Motorization is the transition from non-motorized travel means (e.g., walk) to motorized travel means (e.g., car). China, as the most populous country in the world, has started the motorization process, and its results will have huge impact on the whole world in terms of transportation, energy, environment and automobile market.

At the national level, motorization is usually measured by the growth of auto ownership, and average income (GDP per capita) is usually considered the major driving force. However, this dissertation is focused on studying motorization at the individual or household. To do so, a pilot survey of 122 residents of Shanghai was conducted in late 2005, and a final survey of 1,037 people was conducted in mid-2006.
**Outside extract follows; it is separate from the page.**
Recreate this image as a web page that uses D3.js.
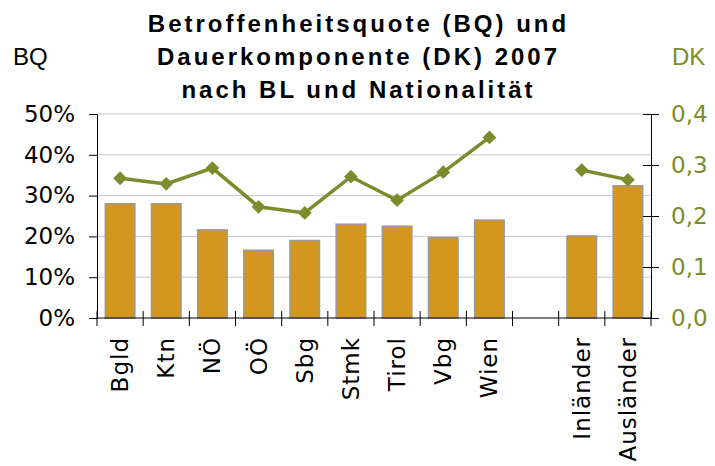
<!DOCTYPE html>
<html><head><meta charset="utf-8">
<script src="https://cdn.jsdelivr.net/npm/d3@7"></script>
<style>body{margin:0;background:#fff}</style>
</head><body>
<script>
const categories = ["Bgld","Ktn","NÖ","OÖ","Sbg","Stmk","Tirol","Vbg","Wien","","Inländer","Ausländer"];
const bqValues = [0.28,0.28,0.216,0.166,0.19,0.23,0.225,0.197,0.24,null,0.201,0.324];
const dkValues = [0.274,0.263,0.294,0.218,0.206,0.277,0.231,0.286,0.354,null,0.290,0.271];
const bqTicks = [0,0.1,0.2,0.3,0.4,0.5];
const dkTicks = [0,0.1,0.2,0.3,0.4];
const titleLines = ["Betroffenheitsquote (BQ) und","Dauerkomponente (DK) 2007","nach BL und Nationalität"];

(function(){
const W=715,H=466;
const svg=d3.select("body").append("svg").attr("width",W).attr("height",H);
const mLeft=97,mRight=651,mTop=114,mBottom=318;
const olive="#7a8c2c";
const x=d3.scaleBand().domain(d3.range(categories.length)).range([mLeft,mRight]).paddingInner(0.36).paddingOuter(0.18);
const xb=d3.scaleBand().domain(d3.range(categories.length)).range([mLeft,mRight]);
const yL=d3.scaleLinear().domain([0,0.5]).range([mBottom,mTop]);
const yR=d3.scaleLinear().domain([0,0.4]).range([mBottom,mTop]);

svg.append("g").selectAll("line").data(bqTicks.slice(1)).join("line")
 .attr("x1",mLeft).attr("x2",mRight).attr("y1",d=>yL(d)).attr("y2",d=>yL(d))
 .attr("stroke","#c8c8c8").attr("stroke-width",1);

svg.append("g").selectAll("rect").data(bqValues.map((v,i)=>({v,i})).filter(d=>d.v!=null)).join("rect")
 .attr("x",d=>x(d.i)).attr("width",x.bandwidth()).attr("y",d=>yL(d.v)).attr("height",d=>yL(0)-yL(d.v))
 .attr("fill","#d3961f").attr("stroke","#9a9a9a").attr("stroke-width",1.5);

const axL=svg.append("g").attr("transform",`translate(${mLeft},0)`).call(d3.axisLeft(yL).tickValues(bqTicks).tickFormat(d3.format(".0%")).tickSize(8).tickPadding(14));
axL.select(".domain").attr("stroke","#000");
axL.selectAll(".tick line").attr("x2",0).attr("x1",-8);
axL.selectAll("text").attr("font-family","DejaVu Sans").attr("font-size",23).attr("fill","#000");
const axR=svg.append("g").attr("transform",`translate(${mRight},0)`).call(d3.axisRight(yR).tickValues(dkTicks).tickFormat(d=>d3.format(".1f")(d).replace(".",",")).tickSize(8).tickPadding(12));
axR.selectAll(".tick line").attr("x1",-8).attr("x2",8);
axR.selectAll("text").attr("font-family","DejaVu Sans").attr("font-size",23).attr("fill",olive);
const axB=svg.append("g").attr("transform",`translate(0,${mBottom})`);
axB.append("line").attr("x1",mLeft).attr("x2",mRight).attr("stroke","#000");
axB.selectAll("line.t").data(d3.range(categories.length+1)).join("line").attr("class","t")
 .attr("x1",d=>mLeft+d*xb.step()).attr("x2",d=>mLeft+d*xb.step()).attr("y1",-7).attr("y2",8).attr("stroke","#000");
axB.selectAll("text").data(categories).join("text")
 .attr("transform",(d,i)=>`translate(${xb(i)+xb.bandwidth()/2+8},19) rotate(-90)`)
 .attr("text-anchor","end").attr("font-family","DejaVu Sans").attr("font-size",23).attr("letter-spacing",1).text(d=>d);

const pts=dkValues.map((v,i)=>({v,i}));
const line=d3.line().defined(d=>d.v!=null).x(d=>xb(d.i)+xb.bandwidth()/2).y(d=>yR(d.v));
svg.append("path").datum(pts).attr("d",line).attr("fill","none").attr("stroke",olive).attr("stroke-width",3.5);
svg.append("g").selectAll("path").data(pts.filter(d=>d.v!=null)).join("path")
 .attr("d",d3.symbol(d3.symbolSquare,95)())
 .attr("transform",d=>`translate(${xb(d.i)+xb.bandwidth()/2},${yR(d.v)}) rotate(45)`)
 .attr("fill",olive);

svg.append("g").selectAll("text").data(titleLines).join("text")
 .attr("x",358.5).attr("y",(d,i)=>31.5+i*33.3).attr("text-anchor","middle")
 .attr("font-family","Liberation Sans").attr("font-weight","bold").attr("font-size",24).attr("letter-spacing",3).text(d=>d);
svg.append("text").attr("x",13).attr("y",65).attr("font-family","Liberation Sans").attr("font-size",24).text("BQ");
svg.append("text").attr("x",672).attr("y",65).attr("font-family","Liberation Sans").attr("font-size",24).attr("fill",olive).text("DK");
})();
</script>
</body></html>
Research methodology, motorization pathway, and vehicle purchase (and use) behavior are three topics of this dissertation. Basically, this dissertation attempts to answer the following three questions: How to conduct survey research in China? What are motorization pathways in China? What is the vehicle purchase and use behavior in China? Regarding the first, trust from respondents is an important factor affecting people’s motivation to participate in the study. A short, straight-forward questionnaire and a team speaking the local dialect help to facilitate survey research. In terms of motorization pathways, the survey shows that motorization pathways in Shanghai are diverse, complicated (multi-staged), and as one would expect at this point, do not include cars for many households and individuals. About half of the respondents don’t simply follow my hypothetical motorization direction. In terms of the purchase and use behavior, variables such as gender, perceptions of different aspects of the utility of different travel means, as well as personal or household income are significant. Purchasing a car may be considered a “family decision” as it is positively associated with household income; however, weekday car use seems to be a more personal choice as it is positively associated with personal income.

Last, although Shanghai itself can not represent the whole China, the results (motorization pathways; choice models) of the Shanghai study may be generalizable to other Chinese cities experiencing rapid economic growth and with various transportation alternatives.